The far phase, the early 2030s, is where the trillion-dollar line is actually crossed, if it is crossed. It requires revenue compounding from the high teens toward the $35 to $50 billion range as the $94 billion data center TAM matures and Marvell defends its share of a custom market it splits roughly 80 percent with Broadcom. At that scale, with earnings power in the high teens to low twenties per share, a trillion-dollar capitalization is no longer a stretch multiple on a small number. It is a defensible multiple on a large one. The realistic window is fiscal 2030 to 2032, calendar 2029 to 2031, contingent on the AI infrastructure buildout sustaining its current trajectory rather than pausing.
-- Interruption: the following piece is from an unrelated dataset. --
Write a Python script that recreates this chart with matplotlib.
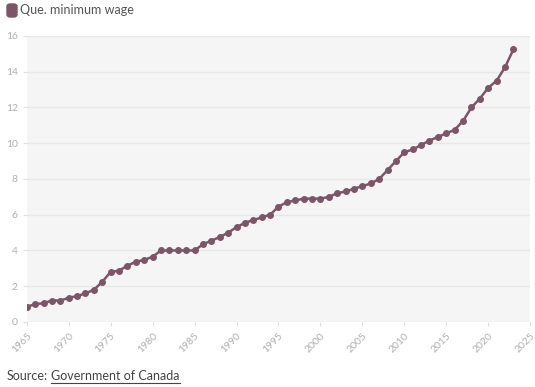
import matplotlib.pyplot as plt
from matplotlib.patches import FancyBboxPatch

plt.rcParams['font.family'] = ['Lato', 'DejaVu Sans']

years = list(range(1965, 2024))
wage = [0.85, 1.00, 1.05, 1.20, 1.20, 1.35, 1.45, 1.60, 1.80, 2.25,
        2.80, 2.87, 3.15, 3.37, 3.47, 3.65, 4.00, 4.00, 4.00, 4.00,
        4.00, 4.35, 4.55, 4.75, 5.00, 5.30, 5.55, 5.70, 5.85, 6.00,
        6.45, 6.70, 6.80, 6.90, 6.90, 6.90, 7.00, 7.20, 7.30, 7.45,
        7.60, 7.75, 8.00, 8.50, 9.00, 9.50, 9.65, 9.90, 10.15, 10.35,
        10.55, 10.75, 11.25, 12.00, 12.50, 13.10, 13.50, 14.25, 15.25]
x_ticks = list(range(1965, 2030, 5))
y_ticks = list(range(0, 18, 2))

color = '#7d5568'

fig = plt.figure(figsize=(5.35, 3.87), dpi=100)
ax = fig.add_axes([0.050, 0.168, 0.941, 0.739])
ax.set_facecolor('#f5f5f5')
ax.plot(years, wage, color=color, lw=1.8, marker='o', ms=4)

ax.set_xlim(1965, 2025)
ax.set_ylim(0, 16)
ax.set_xticks(x_ticks)
ax.set_yticks(y_ticks)
ax.grid(axis='y', color='#e8e8e8', lw=1)
ax.set_axisbelow(True)
for s in ax.spines.values():
    s.set_visible(False)
ax.tick_params(axis='both', colors='#e0e0e0', labelcolor='#b0b0b0', labelsize=7.5, length=3)
plt.setp(ax.get_xticklabels(), rotation=45, ha='right', rotation_mode='anchor')
for lbl in ax.get_xticklabels():
    lbl.set_x(lbl.get_position()[0] + 0.6)

# legend
fig.patches.append(FancyBboxPatch((7 / 535, 1 - 17 / 387), 10 / 535, 13 / 387,
                                  boxstyle='round,pad=0,rounding_size=0.006',
                                  transform=fig.transFigure, color=color))
fig.text(20 / 535, 1 - 10 / 387, 'Que. minimum wage', fontsize=9, color='#555555', va='center')

# source
fig.canvas.draw()
r = fig.canvas.get_renderer()
t = fig.text(7 / 535, 1 - 376 / 387, 'Source:', fontsize=9, color='#444444', va='center')
x0 = (t.get_window_extent(r).x1 + 3) / 535
t2 = fig.text(x0, 1 - 376 / 387, 'Government of Canada', fontsize=9, color='#444444', va='center')
bb = t2.get_window_extent(r)
fig.add_artist(plt.Line2D([bb.x0 / 535, bb.x1 / 535], [(bb.y0 - 1) / 387] * 2,
                          color='#444444', lw=0.8))

fig.savefig('out.png', dpi=100)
The Multiple Has to Cooperate
The honest constraint is valuation. A trillion dollars on roughly 880 million shares implies a price near $1,135. Against the Street’s 2030 earnings estimate above $14, that is a multiple in the seventies, rich by any normal standard though not far from where MRVL trades today on trailing earnings. The cleaner version of the path does not demand the market pay seventy times forever. It demands earnings power keep climbing toward $20 to $25 as custom and optics compound into the early 2030s, at which point a premium-but-rational multiple in the high forties to low fifties clears the trillion-dollar bar. Either the market front-runs the earnings with a scarcity premium it is already willing to extend, or the earnings grow into a more conservative multiple over time. Both routes reach the same place. The risk is that the multiple compresses faster than earnings expand, which is precisely what a crowded semiconductor trade does when sentiment turns.
The Position
The trillion-dollar call is not hype dressed as analysis. It is a revenue base guided to $16.5 billion next year, a $94 billion addressable market compounding in the mid-30s, a custom pipeline worth $75 billion in lifetime revenue, and an earnings trajectory the Street has already nearly tripled. Stack the S&P 500 inclusion, the TSMC process leadership, the silicon photonics ramp, and the Nvidia partnership on top of that, and the path is not speculative. It is sequential. Marvell does not need a miracle to reach a trillion dollars. It needs to execute eighteen design wins into volume, hold operating leverage as it scales, and let the AI buildout run a few more years. The destination is visible from here. The only open question is the date on the milestone, and on current trajectory that date sits somewhere in the early 2030s with the burden of proof shifting, for the first time, onto the skeptics.